The Respondent contended that as on date only revised TRAN-1 is available, since even as per the Petitioner's own admission and credit was wrongly transited and there was no credit available against Table 7.c in TRAN-1, therefore, the amount that was utilized by the Petitioner in past has to be denied.

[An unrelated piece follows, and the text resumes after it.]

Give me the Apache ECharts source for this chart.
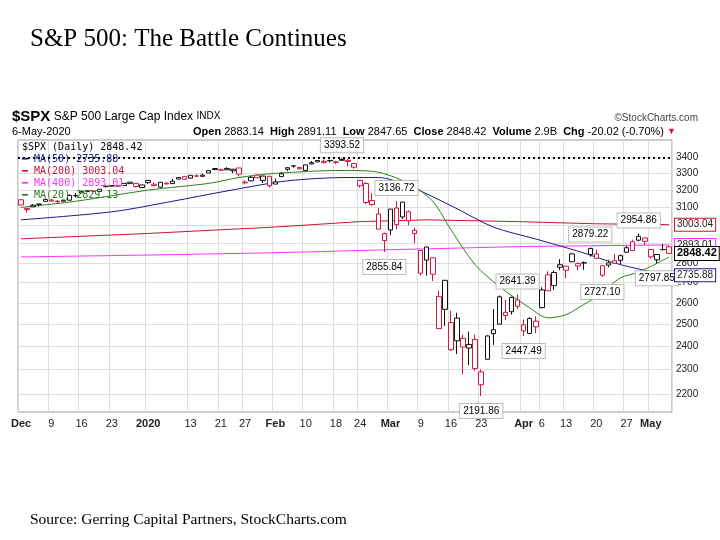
<!DOCTYPE html>
<html><head><meta charset="utf-8">
<script src="https://cdn.jsdelivr.net/npm/echarts@6/dist/echarts.min.js"></script>
<style>body{margin:0;background:#fff}#m{width:720px;height:540px}</style>
</head><body><div id="m"></div>
<script>
var dates=['12/2','12/3','12/4','12/5','12/6','12/9','12/10','12/11','12/12','12/13','12/16','12/17','12/18','12/19','12/20','12/23','12/24','12/26','12/27','12/30','12/31',
'1/2','1/3','1/6','1/7','1/8','1/9','1/10','1/13','1/14','1/15','1/16','1/17','1/21','1/22','1/23','1/24','1/27','1/28','1/29','1/30','1/31',
'2/3','2/4','2/5','2/6','2/7','2/10','2/11','2/12','2/13','2/14','2/18','2/19','2/20','2/21','2/24','2/25','2/26','2/27','2/28',
'3/2','3/3','3/4','3/5','3/6','3/9','3/10','3/11','3/12','3/13','3/16','3/17','3/18','3/19','3/20','3/23','3/24','3/25','3/26','3/27','3/30','3/31',
'4/1','4/2','4/3','4/6','4/7','4/8','4/9','4/13','4/14','4/15','4/16','4/17','4/20','4/21','4/22','4/23','4/24','4/27','4/28','4/29','4/30',
'5/1','5/4','5/5','5/6'];
var opens=[3143.85,3087.41,3103.50,3119.21,3134.62,3141.86,3135.36,3135.75,3141.23,3166.65,3183.63,3195.40,3195.21,3192.32,3223.33,3226.05,3225.45,3227.20,3247.23,3240.09,3215.18,
3244.67,3226.36,3217.55,3241.86,3238.59,3266.03,3281.81,3271.13,3285.35,3282.27,3302.97,3323.66,3321.03,3330.02,3315.77,3333.10,3247.16,3255.35,3289.46,3256.45,3282.33,
3235.66,3280.61,3324.91,3344.92,3335.54,3318.28,3365.87,3370.50,3365.90,3378.08,3369.04,3380.39,3380.45,3360.50,3257.61,3238.94,3139.90,3062.54,2916.90,
2974.28,3096.46,3045.75,3075.70,2954.20,2863.89,2813.48,2825.60,2630.86,2569.99,2508.59,2425.66,2436.50,2393.48,2431.94,2290.71,2344.44,2457.77,2501.29,2555.87,2558.98,2614.69,
2498.08,2458.54,2514.92,2578.28,2738.65,2685.00,2776.99,2782.46,2805.10,2795.64,2799.34,2842.43,2845.62,2784.81,2787.89,2810.42,2812.64,2854.65,2909.96,2918.46,2930.91,
2869.09,2815.01,2868.88,2883.14];
var highs=[3144.31,3094.97,3119.38,3119.45,3150.60,3148.87,3142.12,3143.98,3176.28,3182.68,3197.71,3198.22,3198.48,3205.48,3225.65,3227.78,3226.43,3240.08,3247.93,3240.92,3231.72,
3258.14,3246.15,3246.84,3244.91,3267.07,3275.58,3282.99,3288.13,3294.25,3298.66,3317.11,3329.88,3329.79,3337.77,3326.88,3333.18,3258.85,3285.78,3293.47,3285.91,3282.33,
3268.44,3306.92,3337.58,3347.96,3341.42,3352.26,3375.63,3381.47,3385.09,3380.69,3375.01,3393.52,3389.15,3360.76,3259.81,3246.99,3182.51,3097.07,2959.72,
3090.96,3136.72,3130.97,3083.04,2985.93,2863.89,2882.59,2825.60,2660.95,2711.33,2562.98,2553.93,2453.57,2466.97,2453.01,2300.73,2449.71,2571.42,2637.01,2615.91,2631.80,2641.39,
2522.75,2533.22,2538.18,2676.85,2756.89,2760.75,2818.57,2782.46,2851.85,2801.88,2806.51,2879.22,2868.98,2785.54,2815.10,2844.90,2842.71,2887.72,2921.15,2954.86,2930.91,
2869.09,2844.24,2898.23,2891.11];
var lows=[3110.78,3070.33,3102.53,3103.76,3134.62,3135.46,3126.09,3133.21,3138.47,3156.51,3183.63,3191.03,3191.14,3192.32,3216.03,3222.30,3220.51,3227.20,3234.37,3216.57,3212.03,
3235.53,3222.34,3214.64,3232.43,3236.67,3263.67,3260.86,3268.43,3277.19,3280.69,3302.82,3318.86,3316.61,3320.04,3301.87,3281.53,3234.50,3253.22,3271.89,3242.80,3214.68,
3235.66,3280.61,3313.75,3334.39,3322.12,3317.77,3355.61,3369.72,3360.52,3366.15,3355.61,3378.83,3341.02,3328.45,3214.65,3118.77,3108.99,2977.39,2855.84,
2945.19,2976.63,3034.38,2999.83,2901.54,2734.43,2734.00,2707.22,2478.86,2492.37,2380.94,2367.04,2280.52,2319.78,2295.56,2191.86,2344.44,2407.53,2500.72,2520.02,2545.28,2571.15,
2447.49,2455.79,2459.96,2574.57,2657.67,2663.30,2762.36,2721.17,2805.10,2761.54,2764.32,2830.88,2820.43,2727.10,2775.95,2794.26,2791.76,2852.89,2860.71,2912.16,2892.47,
2821.61,2797.85,2863.55,2847.65];
var closes=[3113.87,3093.20,3112.76,3117.43,3145.91,3135.96,3132.52,3141.63,3168.57,3168.80,3191.45,3192.52,3191.14,3205.37,3221.22,3224.01,3223.38,3239.91,3240.02,3221.29,3230.78,
3257.85,3234.85,3246.28,3237.18,3253.05,3274.70,3265.35,3288.13,3283.15,3289.29,3316.81,3329.62,3320.79,3321.75,3325.54,3295.47,3243.63,3276.24,3273.40,3283.66,3225.52,
3248.92,3297.59,3334.69,3345.78,3327.71,3352.09,3357.75,3379.45,3373.94,3380.16,3370.29,3386.15,3373.23,3337.75,3225.89,3128.21,3116.39,2978.76,2954.22,
3090.23,3003.37,3130.12,3023.94,2972.37,2746.56,2882.23,2741.38,2480.64,2711.02,2386.13,2529.19,2398.10,2409.39,2304.92,2237.40,2447.33,2475.56,2630.07,2541.47,2626.65,2584.59,
2470.50,2526.90,2488.65,2663.68,2659.41,2749.98,2789.82,2761.63,2846.06,2783.36,2799.55,2874.56,2823.16,2736.56,2799.31,2797.80,2836.74,2878.48,2863.39,2939.51,2912.43,
2830.71,2842.74,2868.44,2848.42];
var prevClose0=3140.98;

// moving averages at sample dates
var ma50=[['12/2',3030],['12/23',3075],['1/8',3135],['1/22',3195],['2/5',3255],['2/20',3275],['2/27',3275],['3/5',3225],['3/16',3110],['3/25',2990],['4/3',2925],['4/15',2860],['4/24',2790],['5/6',2735.88]];
var ma200=[['12/2',2926],['1/2',2955],['2/3',2990],['2/24',3020],['3/10',3030],['3/31',3020],['4/20',3008],['5/6',3003.04]];
var ma400=[['12/2',2830],['1/2',2840],['2/3',2852],['3/2',2868],['4/1',2885],['5/6',2893.01]];
var ma20=[['12/2',3100],['12/13',3135],['1/2',3200],['1/16',3240],['1/24',3275],['2/3',3300],['2/19',3318],['2/26',3313],['3/5',3240],['3/11',3135],['3/16',2975],['3/20',2790],['3/26',2680],['4/2',2577],['4/7',2530],['4/13',2545],['4/15',2577],['4/20',2630],['4/24',2723],['4/29',2752],['5/6',2829.13]];

var priceTicks=[2200,2300,2400,2500,2600,2700,2800,2900,3000,3100,3200,3300,3400];
var xTicks={'12/2':'Dec','12/9':'9','12/16':'16','12/23':'23','1/2':'2020','1/13':'13','1/21':'21','1/27':'27','2/3':'Feb','2/10':'10','2/18':'18','2/24':'24','3/2':'Mar','3/9':'9','3/16':'16','3/23':'23','4/1':'Apr','4/6':'6','4/13':'13','4/20':'20','4/27':'27','5/1':'May'};
var monthTicks=['12/2','1/2','2/3','3/2','4/1','5/1'];
var notes=[['2/19',3393.52,'top'],['3/3',3136.72,'top'],['2/28',2855.84,'bottom'],['3/23',2191.86,'bottom'],['3/31',2641.39,'top'],['4/1',2447.49,'bottom'],['4/17',2879.22,'top'],['4/21',2727.10,'bottom'],['4/29',2954.86,'top'],['5/4',2797.85,'bottom']];
var tags=[[3003.04,'#d0103a'],[2893.01,'#ff33ff'],[2848.42,'#000'],[2735.88,'#1a1a8c']];

var RED='#d6163d',BLK='#111';
var candles=dates.map(function(d,i){
  var pc=i?closes[i-1]:prevClose0;
  var c=closes[i]<pc?RED:BLK;
  return {value:[opens[i],closes[i],lows[i],highs[i]],itemStyle:{color:'#fff',color0:c,borderColor:c,borderColor0:c}};
});

var lines=priceTicks.map(function(v){
  return {yAxis:v,lineStyle:{color:'#ddd',type:'solid',width:1},label:{formatter:String(v),color:'#222',fontSize:10}};
});
lines.push({yAxis:3393.52,lineStyle:{color:'#000',type:[2,3],width:2},label:{show:false}});

var tagLines=tags.map(function(t){
  var bold=t[1]==='#000';
  return {yAxis:t[0],label:{formatter:t[0].toFixed(2),color:bold?'#000':'#222',fontWeight:bold?'bold':'normal',fontSize:bold?11:10,backgroundColor:'#fff',borderColor:t[1],borderWidth:1,padding:[1,2]}};
});

var myChart=echarts.init(document.getElementById('m'));
var legendText=['{k|$SPX (Daily) 2848.42}','{b|━ MA(50) 2735.88}','{r|━ MA(200) 3003.04}','{p|━ MA(400) 2893.01}','{g|━ MA(20) 2829.13}'].join('\n');
function rs(c){return {fill:c,color:c,fontSize:10,lineHeight:12,fontFamily:'DejaVu Sans Mono'};}
var option={
  animation:false,
  textStyle:{fontFamily:'Liberation Sans, Arial'},
  grid:{left:18,right:48,top:140,bottom:128,show:true,borderColor:'#999',borderWidth:1},
  xAxis:{type:'category',data:dates,boundaryGap:true,
    axisLine:{show:false},axisTick:{show:false},
    axisLabel:{interval:function(i,v){return xTicks[v]!==undefined;},
      formatter:function(v){return monthTicks.indexOf(v)>=0?'{m|'+xTicks[v]+'}':xTicks[v];},
      color:'#222',fontSize:11,margin:6,rich:{m:{fontWeight:'bold',fontSize:11,color:'#222'}}},
    splitLine:{show:true,interval:function(i,v){return xTicks[v]!==undefined;},lineStyle:{color:'#ddd'}}},
  yAxis:{type:'log',logBase:10,min:2128,max:3509,position:'right',axisLabel:{show:false},axisLine:{show:false},axisTick:{show:false},splitLine:{show:false}},
  graphic:[
    {type:'text',left:30,top:27,style:{text:'S&P 500: The Battle Continues',font:'25px "Liberation Serif"',fill:'#000'}},
    {type:'text',left:12,top:109,style:{text:'{a|$SPX} {c|S&P 500 Large Cap Index} {d|INDX}',rich:{a:{font:'bold 15px "Liberation Sans"',fill:'#000'},c:{font:'12px "Liberation Sans"',fill:'#000'},d:{font:'10px "Liberation Sans"',fill:'#000'}}}},
    {type:'text',right:22,top:113,style:{text:'©StockCharts.com',font:'10px "Liberation Sans"',fill:'#444'}},
    {type:'text',left:12,top:126,style:{text:'6-May-2020',font:'11px "Liberation Sans"',fill:'#000'}},
    {type:'text',right:44,top:126,style:{text:'{b|Open} 2883.14  {b|High} 2891.11  {b|Low} 2847.65  {b|Close} 2848.42  {b|Volume} 2.9B  {b|Chg} -20.02 (-0.70%) {r|▼}',font:'11px "Liberation Sans"',fill:'#000',rich:{b:{fontWeight:'bold',fontSize:11},r:{fill:'#d6163d',fontSize:9}}}},
    {type:'text',left:22,top:141,z:10,style:{text:legendText,font:'10px "DejaVu Sans Mono"',lineHeight:12,fill:'#000',rich:{k:rs('#000'),b:rs('#1a1a8c'),r:rs('#d0103a'),p:rs('#ff33ff'),g:rs('#2e7d1e')}}},
    {type:'text',left:30,top:512,style:{text:'Source: Gerring Capital Partners, StockCharts.com',font:'15.5px "Liberation Serif"',fill:'#000'}}
  ],
  series:[
    {name:'MA200',type:'line',data:ma200,symbol:'none',lineStyle:{color:'#d0103a',width:1},z:2},
    {name:'MA400',type:'line',data:ma400,symbol:'none',lineStyle:{color:'#ff33ff',width:1},z:2},
    {name:'MA50',type:'line',data:ma50,symbol:'none',smooth:0.3,lineStyle:{color:'#1a1a8c',width:1},z:2},
    {name:'MA20',type:'line',data:ma20,symbol:'none',smooth:0.3,lineStyle:{color:'#2e7d1e',width:1},z:2,
      markLine:{symbol:'none',silent:true,lineStyle:{width:0,color:'rgba(0,0,0,0)'},label:{position:'end',distance:3},data:tagLines,z:20}},
    {name:'$SPX',type:'candlestick',data:candles,barWidth:5,z:3,
      markLine:{symbol:'none',silent:true,label:{position:'end',distance:4},data:lines,z:1},
      markPoint:{symbolSize:0,data:notes.map(function(n){
        return {coord:[n[0],n[1]],label:{show:true,position:n[2],distance:n[2]==='top'?6:8,formatter:n[1].toFixed(2),color:'#000',fontSize:10,backgroundColor:'#fff',borderColor:'#bbb',borderWidth:1,padding:[2,3]}};
      })}}
  ]
};
myChart.setOption(option);
</script></body></html>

The Petitioner was required to pay INR 89,88,499/- together with interest.

Issue:

Whether credit can be denied when the mistake was committed by the assessee in filling TRAN-1?

Held:

The Hon’ble Madras High Court in M/S. SRI RENGA TIMBERS, REPRESENTED BY ITS SOLE PROPRIETOR S. RENGANATHAN VERSUS THE ASSISTANT COMMISSIONER (ST) (FAC) , THE SUPERINTENDENT OF GST & CENTRAL EXCISE, TIRUVARUR - 2023 (9) TMI 130 - MADRAS HIGH COURTheld as under:

  • Observed that, validly availed credit is indefeasible in law and the Petitioner's errors in filing FORM TRAN-1 on August 24, 2017 and the revised return on November 28, 2022, it was established that the amount of INR 89,88,498 was unutilized credit from the Petitioner's last return filed for the month of June 2017.
  • Opined that, such credit could not be denied, even if there were mistakes in the TRAN-1 returns filed twice.
  • Relied Upon the Judgement of UNICHEM LABORATORIES LTD. VERSUS COLLECTOR OF CENTRAL EXCISE, BOMBAY - 2002 (9) TMI 110 - SUPREME COURT, wherein the Hon’ble Supreme Court held that it is not on the part of the duty of the revenue to deny the benefit that was otherwise legitimately available to an assessee.
  • Quashed the Impugned order and remanded back the matter to the Adjudicating Authority to re-examine the records of the petitioner afresh from the last VAT return for the month of June 2017 under the TNVAT Act.
  • Opined that, if such credit was available, even if there was any discrepancy while filing Form TRAN-1, the mistakes committed by the petitioner may be overlooked and the credit that availed and utilized can be condoned and regularized.
  • Further opined that, in case no credit was available in the last VAT return and was wrongly transited, such credit shall be recovered from the petitioner in accordance with law.